-- begin --
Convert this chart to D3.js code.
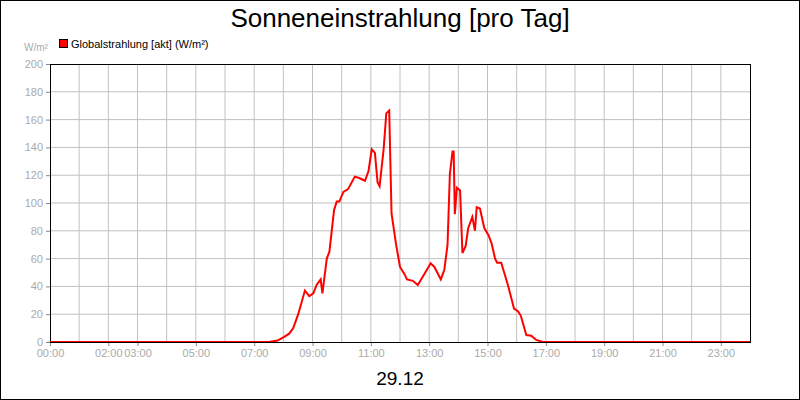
<!DOCTYPE html><html><head><meta charset="utf-8"><script src="https://cdn.jsdelivr.net/npm/d3@7"></script>
<style>body{margin:0}svg{font-family:"Liberation Sans",Arial,sans-serif}</style></head><body><script>
const hours=[0,7.5,7.8,8.0,8.2,8.34,8.51,8.74,8.89,9.03,9.14,9.28,9.34,9.49,9.58,9.74,9.83,9.92,10.06,10.22,10.45,10.6,10.8,10.92,11.03,11.14,11.23,11.3,11.44,11.53,11.63,11.71,11.86,12.0,12.15,12.24,12.44,12.61,12.78,13.05,13.18,13.4,13.52,13.63,13.71,13.8,13.84,13.88,13.95,14.06,14.14,14.25,14.34,14.48,14.57,14.63,14.74,14.89,15.03,15.14,15.26,15.33,15.47,15.7,15.91,16.05,16.14,16.33,16.5,16.67,16.9,24];
const values=[0,0,1,3.4,6,10,20,37,33,35,41,45,35,60,65,95,101,101,108,110,119,118,116,123,138.6,136,115,112,139,164.5,166.5,92.5,71,54,49,45,44,41,47,56.6,54,45,52,70,121,137,137,92,111,109,64,69,82,90,80,97,96,82,77,71,60,57,57,41,24,22,19,5,4.5,1.5,0,0];
const yTicks=[0,20,40,60,80,100,120,140,160,180,200];
const xTickHours=[0,2,3,5,7,9,11,13,15,17,19,21,23];
const fmt=h=>String(h).padStart(2,"0")+":00";
const W=800,H=400,L=50,R=750,T=64,B=342;
const svg=d3.select("body").append("svg").attr("width",W).attr("height",H);
svg.append("rect").attr("x",0.5).attr("y",0.5).attr("width",W-1).attr("height",H-1).attr("fill","#fff").attr("stroke","#000");
const x=d3.scaleLinear().domain([0,24]).range([L,R]);
const y=d3.scaleLinear().domain([0,200]).range([B,T]);
const g=svg.append("g");
g.selectAll(".vg").data(d3.range(1,24)).join("line").attr("x1",d=>x(d)).attr("x2",d=>x(d)).attr("y1",T).attr("y2",B).attr("stroke","#c0c0c0");
g.selectAll(".hg").data(yTicks.slice(1,-1)).join("line").attr("x1",L).attr("x2",R).attr("y1",d=>y(d)).attr("y2",d=>y(d)).attr("stroke","#c0c0c0");
const ya=svg.append("g").attr("transform",`translate(${L},0)`).call(d3.axisLeft(y).tickValues(yTicks).tickSize(4).tickSizeOuter(0));
ya.select(".domain").remove();
ya.selectAll("line").attr("stroke","#888");
ya.selectAll("text").attr("fill","#aaa").attr("font-size",11).attr("font-family","Liberation Sans");
const xa=svg.append("g").attr("transform",`translate(0,${B})`).call(d3.axisBottom(x).tickValues(xTickHours).tickFormat(fmt).tickSize(4).tickSizeOuter(0));
xa.select(".domain").remove();
xa.selectAll("line").attr("stroke","#888");
xa.selectAll("text").attr("fill","#aaa").attr("font-size",11).attr("font-family","Liberation Sans");
svg.append("rect").attr("x",L+0.5).attr("y",T+0.5).attr("width",R-L).attr("height",B-T).attr("fill","none").attr("stroke","#000");
svg.append("path").datum(hours.map((h,i)=>[h,values[i]])).attr("fill","none").attr("stroke","#ff0000").attr("stroke-width",2)
 .attr("d",d3.line().x(d=>x(d[0])).y(d=>y(d[1])));
svg.append("line").attr("x1",L).attr("x2",R).attr("y1",B+0.5).attr("y2",B+0.5).attr("stroke","#000");
svg.append("text").attr("x",400).attr("y",27).attr("text-anchor","middle").attr("font-size",26).text("Sonneneinstrahlung [pro Tag]");
svg.append("text").attr("x",24).attr("y",51).attr("font-size",10).attr("fill","#aaa").text("W/m²");
svg.append("rect").attr("x",59.5).attr("y",39.5).attr("width",8).attr("height",8).attr("fill","#ff0000").attr("stroke","#000");
svg.append("text").attr("x",71).attr("y",48).attr("font-size",11).text("Globalstrahlung [akt] (W/m²)");
svg.append("text").attr("x",400).attr("y",385).attr("text-anchor","middle").attr("font-size",19).text("29.12");
</script></body></html>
-- end --
• EXERCISE INSTRUCTIONS
Reproduce the material word for word. Any pictures should be left out of the copy.

• FULL ANSWER
Convert this chart to D3.js code.
<!DOCTYPE html><html><head><meta charset="utf-8"><script src="https://cdn.jsdelivr.net/npm/d3@7"></script>
<style>body{margin:0}svg{font-family:"Liberation Sans",Arial,sans-serif}</style></head><body><script>
const hours=[0,7.5,7.8,8.0,8.2,8.34,8.51,8.74,8.89,9.03,9.14,9.28,9.34,9.49,9.58,9.74,9.83,9.92,10.06,10.22,10.45,10.6,10.8,10.92,11.03,11.14,11.23,11.3,11.44,11.53,11.63,11.71,11.86,12.0,12.15,12.24,12.44,12.61,12.78,13.05,13.18,13.4,13.52,13.63,13.71,13.8,13.84,13.88,13.95,14.06,14.14,14.25,14.34,14.48,14.57,14.63,14.74,14.89,15.03,15.14,15.26,15.33,15.47,15.7,15.91,16.05,16.14,16.33,16.5,16.67,16.9,24];
const values=[0,0,1,3.4,6,10,20,37,33,35,41,45,35,60,65,95,101,101,108,110,119,118,116,123,138.6,136,115,112,139,164.5,166.5,92.5,71,54,49,45,44,41,47,56.6,54,45,52,70,121,137,137,92,111,109,64,69,82,90,80,97,96,82,77,71,60,57,57,41,24,22,19,5,4.5,1.5,0,0];
const yTicks=[0,20,40,60,80,100,120,140,160,180,200];
const xTickHours=[0,2,3,5,7,9,11,13,15,17,19,21,23];
const fmt=h=>String(h).padStart(2,"0")+":00";
const W=800,H=400,L=50,R=750,T=64,B=342;
const svg=d3.select("body").append("svg").attr("width",W).attr("height",H);
svg.append("rect").attr("x",0.5).attr("y",0.5).attr("width",W-1).attr("height",H-1).attr("fill","#fff").attr("stroke","#000");
const x=d3.scaleLinear().domain([0,24]).range([L,R]);
const y=d3.scaleLinear().domain([0,200]).range([B,T]);
const g=svg.append("g");
g.selectAll(".vg").data(d3.range(1,24)).join("line").attr("x1",d=>x(d)).attr("x2",d=>x(d)).attr("y1",T).attr("y2",B).attr("stroke","#c0c0c0");
g.selectAll(".hg").data(yTicks.slice(1,-1)).join("line").attr("x1",L).attr("x2",R).attr("y1",d=>y(d)).attr("y2",d=>y(d)).attr("stroke","#c0c0c0");
const ya=svg.append("g").attr("transform",`translate(${L},0)`).call(d3.axisLeft(y).tickValues(yTicks).tickSize(4).tickSizeOuter(0));
ya.select(".domain").remove();
ya.selectAll("line").attr("stroke","#888");
ya.selectAll("text").attr("fill","#aaa").attr("font-size",11).attr("font-family","Liberation Sans");
const xa=svg.append("g").attr("transform",`translate(0,${B})`).call(d3.axisBottom(x).tickValues(xTickHours).tickFormat(fmt).tickSize(4).tickSizeOuter(0));
xa.select(".domain").remove();
xa.selectAll("line").attr("stroke","#888");
xa.selectAll("text").attr("fill","#aaa").attr("font-size",11).attr("font-family","Liberation Sans");
svg.append("rect").attr("x",L+0.5).attr("y",T+0.5).attr("width",R-L).attr("height",B-T).attr("fill","none").attr("stroke","#000");
svg.append("path").datum(hours.map((h,i)=>[h,values[i]])).attr("fill","none").attr("stroke","#ff0000").attr("stroke-width",2)
 .attr("d",d3.line().x(d=>x(d[0])).y(d=>y(d[1])));
svg.append("line").attr("x1",L).attr("x2",R).attr("y1",B+0.5).attr("y2",B+0.5).attr("stroke","#000");
svg.append("text").attr("x",400).attr("y",27).attr("text-anchor","middle").attr("font-size",26).text("Sonneneinstrahlung [pro Tag]");
svg.append("text").attr("x",24).attr("y",51).attr("font-size",10).attr("fill","#aaa").text("W/m²");
svg.append("rect").attr("x",59.5).attr("y",39.5).attr("width",8).attr("height",8).attr("fill","#ff0000").attr("stroke","#000");
svg.append("text").attr("x",71).attr("y",48).attr("font-size",11).text("Globalstrahlung [akt] (W/m²)");
svg.append("text").attr("x",400).attr("y",385).attr("text-anchor","middle").attr("font-size",19).text("29.12");
</script></body></html>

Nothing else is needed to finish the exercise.